John 10:1-10 Tuesday 28 July 2020

Psalm: Psalm 89:19-37

Background

Jesus is the gate. His description of himself here loses out to his (spoiler alert!) title of ‘good shepherd’ in tomorrow’s reading. ‘Gate’ does fit well though with him calling himself ‘the way’ in John 14 (you can read my reflections on this famous text in ‘Dangerous Liturgy’ #4 here https://simonjcross.com/writing/dangerous-liturgy/).

Jesus was not a systematic thinker; his expressions are all about impact. It does not matter that in one verse he is a gate and a few verses later is a shepherd. If we get tripped up on questions of ‘How can he be both?’, ‘Is he being inconsistent/contradictory?’ then we aren’t going to get anywhere. If Jesus is the gate then this opens up the space or others to be shepherds, as he says, not the ones who climb over the wall. Some of Jesus’ followers and predecessors (he is using hyperbole when he says that there were none) are shepherds. Hopefully, they (or we) fit Jesus’ description, there are few things worse than a shepherd who is a bandit. But, back to the gate, depending on your theology you might see all of humanity in the sheepfold, with all of us going through the gate in either direction. It does not matter which.

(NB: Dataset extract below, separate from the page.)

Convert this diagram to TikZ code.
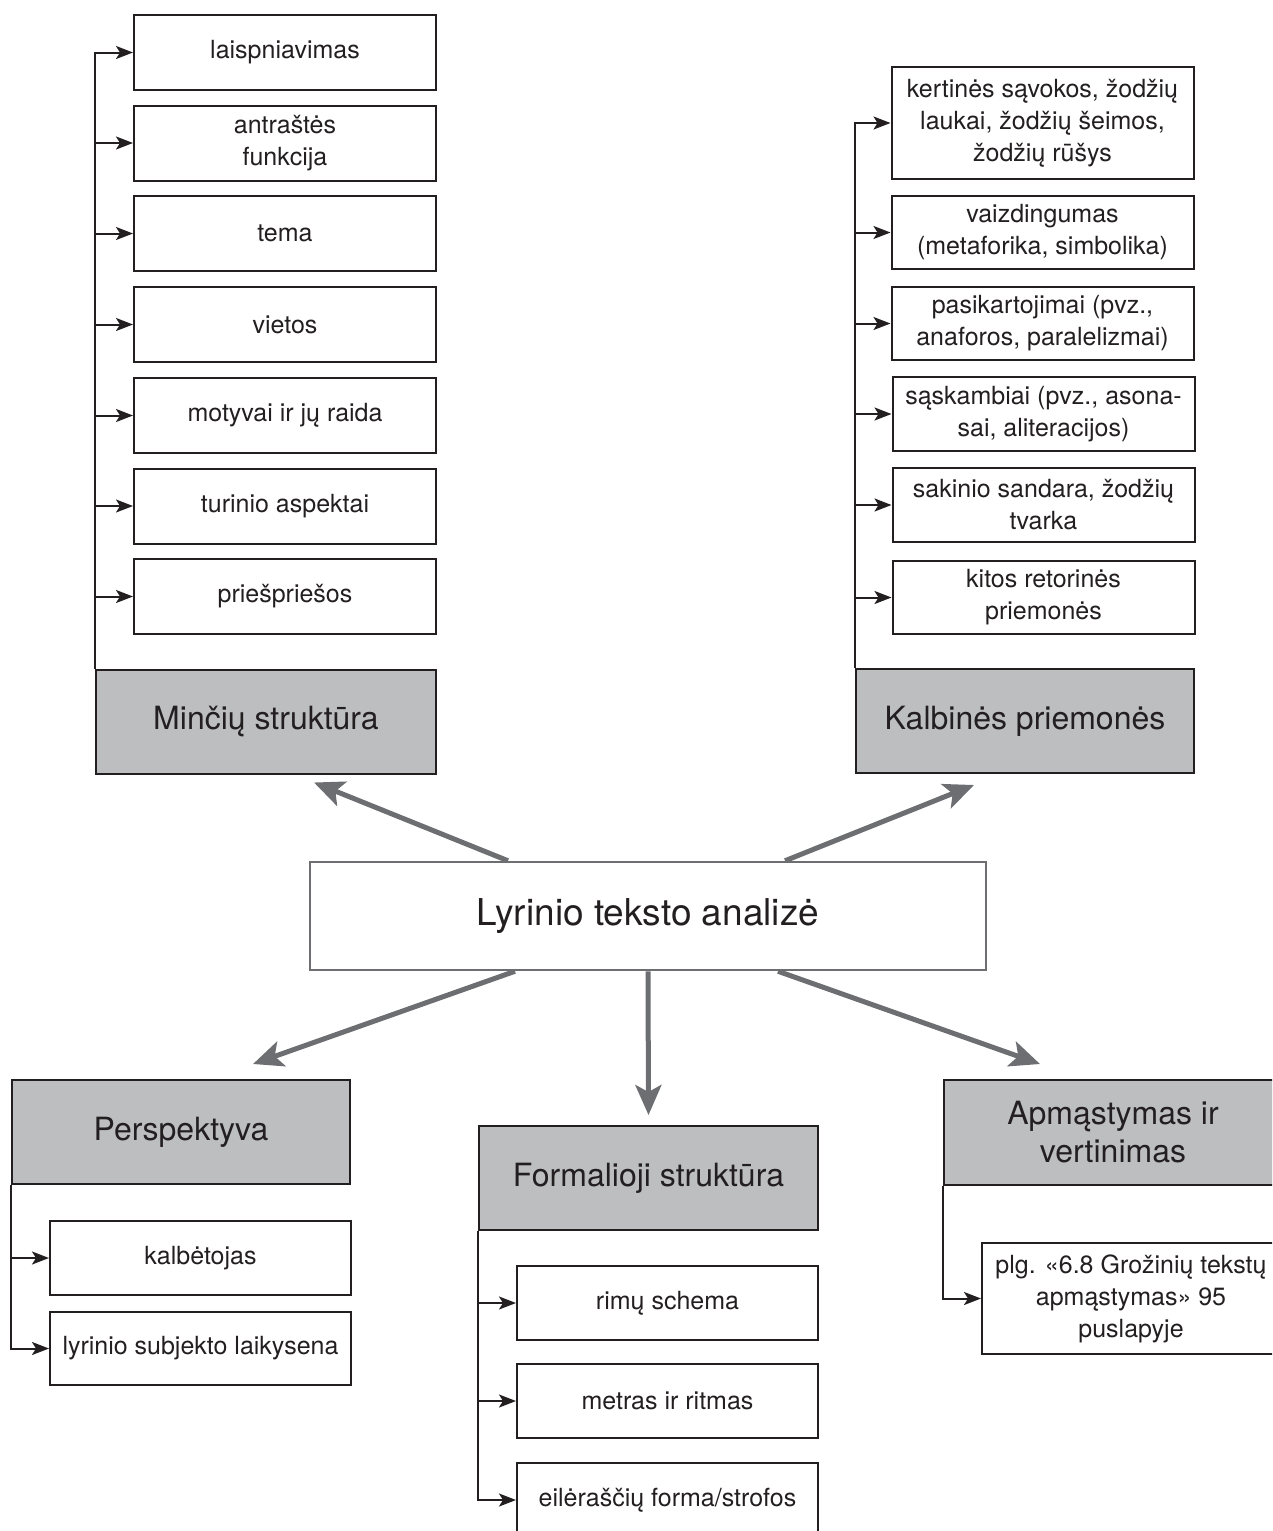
\documentclass[tikz,border=0pt]{standalone}
\usepackage{fontspec}
\setmainfont{TeX Gyre Heros}
\usetikzlibrary{arrows.meta}
\definecolor{ink}{HTML}{231F20}
\definecolor{headgray}{HTML}{BCBEC0}
\definecolor{linkgray}{HTML}{6D6E71}
\tikzset{
  item/.style={draw=ink, line width=2pt, fill=white, text=ink, align=center,
    inner sep=3pt, minimum width=302pt, minimum height=75pt,
    font=\fontsize{25}{32}\selectfont},
  head/.style={draw=ink, line width=2pt, fill=headgray, text=ink, align=center,
    minimum width=339pt, minimum height=104pt,
    font=\fontsize{32}{38}\selectfont},
  core/.style={draw=linkgray, line width=2.5pt, fill=white, text=ink,
    minimum width=676pt, minimum height=108pt,
    font=\fontsize{37}{44}\selectfont},
  feed/.style={draw=ink, line width=2pt, -{Stealth[length=17pt,width=13pt,inset=4pt]}},
  branch/.style={draw=linkgray, line width=5pt, -{Stealth[length=30pt,width=26pt,inset=7pt]}}
}
\begin{document}
\begin{tikzpicture}[x=1pt, y=-1pt]
  \useasboundingbox (0,0) rectangle (1272,1531);
  \clip (0,0) rectangle (1272,1531);
  % Minčių struktūra
  \node[item] (m1) at (285,52.5) {laispniavimas};
  \node[item] (m2) at (285,143) {antraštės\\funkcija};
  \node[item] (m3) at (285,233.5) {tema};
  \node[item] (m4) at (285,324.5) {vietos};
  \node[item] (m5) at (285,415.5) {motyvai ir jų raida};
  \node[item] (m6) at (285,506) {turinio aspektai};
  \node[item] (m7) at (285,596.5) {priešpriešos};
  \node[head, minimum width=340pt] (mhead) at (266,721.5) {Minčių struktūra};
  \draw[feed] (mhead.north west) |- (m1);
  \draw[feed] (mhead.north west) |- (m2);
  \draw[feed] (mhead.north west) |- (m3);
  \draw[feed] (mhead.north west) |- (m4);
  \draw[feed] (mhead.north west) |- (m5);
  \draw[feed] (mhead.north west) |- (m6);
  \draw[feed] (mhead.north west) |- (m7);
  % Kalbinės priemonės
  \node[item, minimum height=112pt] (k1) at (1042.5,123) {kertinės sąvokos, žodžių\\laukai, žodžių šeimos,\\žodžių rūšys};
  \node[item, minimum height=73pt] (k2) at (1042.5,232.5) {vaizdingumas\\(metaforika, simbolika)};
  \node[item, minimum height=73pt] (k3) at (1042.5,323.5) {pasikartojimai (pvz.,\\anaforos, paralelizmai)};
  \node[item, minimum height=74pt] (k4) at (1043.5,414) {sąskambiai (pvz., asona-\\sai, aliteracijos)};
  \node[item, minimum height=74pt] (k5) at (1043.5,505) {sakinio sandara, žodžių\\tvarka};
  \node[item, minimum height=73pt] (k6) at (1043.5,597.5) {kitos retorinės\\priemonės};
  \node[head, minimum width=338pt] (khead) at (1025,721) {Kalbinės priemonės};
  \draw[feed] (khead.north west) |- (k1);
  \draw[feed] (khead.north west) |- (k2);
  \draw[feed] (khead.north west) |- (k3);
  \draw[feed] (khead.north west) |- (k4);
  \draw[feed] (khead.north west) |- (k5);
  \draw[feed] (khead.north west) |- (k6);
  % centre
  \node[core] (lta) at (648,916) {Lyrinio teksto analizė};
  % Perspektyva
  \node[head, minimum width=338pt] (phead) at (181,1132) {Perspektyva};
  \node[item, minimum width=301pt, minimum height=74pt] (p1) at (200.5,1258) {kalbėtojas};
  \node[item, minimum width=301pt, minimum height=73pt] (p2) at (200.5,1348.5) {lyrinio subjekto laikysena};
  \draw[feed] (phead.south west) |- (p1);
  \draw[feed] (phead.south west) |- (p2);
  % Formalioji struktūra
  \node[head] (fhead) at (648.5,1178) {Formalioji struktūra};
  \node[item, minimum width=301pt, minimum height=74pt] (f1) at (667.5,1303) {rimų schema};
  \node[item, minimum width=301pt, minimum height=74pt] (f2) at (667.5,1401) {metras ir ritmas};
  \node[item, minimum width=301pt, minimum height=74pt] (f3) at (667.5,1500) {eilėraščių forma/strofos};
  \draw[feed] (fhead.south west) |- (f1);
  \draw[feed] (fhead.south west) |- (f2);
  \draw[feed] (fhead.south west) |- (f3);
  % Apmąstymas ir vertinimas
  \node[head, minimum width=338pt, minimum height=105pt] (ahead) at (1113,1132.5) {Apmąstymas ir\\vertinimas};
  \node[item, minimum width=298pt, minimum height=111pt] (a1) at (1131,1298.5) {plg. «6.8 Grožinių tekstų\\apmąstymas» 95\\puslapyje};
  \draw[feed] (ahead.south west) |- (a1);
  % branches
  \draw[branch] ([xshift=-140pt]lta.north) -- ([xshift=48pt,yshift=-8pt]mhead.south);
  \draw[branch] ([xshift=137pt]lta.north) -- ([xshift=-51pt,yshift=-11pt]khead.south);
  \draw[branch] ([xshift=-133pt]lta.south) -- ([xshift=72pt,yshift=15pt]phead.north);
  \draw[branch] (lta.south) -- ([yshift=10pt]fhead.north);
  \draw[branch] ([xshift=130pt]lta.south) -- ([xshift=-73pt,yshift=15pt]ahead.north);
\end{tikzpicture}
\end{document}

Personally, I think we should always go with an inclusive reading and the Methodist (Arminian) tradition encourages this. Reading it exclusively shuts down the richness, inexactness and multi-layered possibilities. We should avoid answering the questions that arise – which sheep, whose sheep, who are the other shepherds, who are the bandits. The more questions, the more richness, the more possibilities, the more open we become. From my perspective, we certainly want to avoid having just one way to understand Jesus’ stories.

 

To Ponder:

  • What kind of shepherds have you encountered, or what kind of shepherd are you?
  • How do you feel about Jesus as the gate?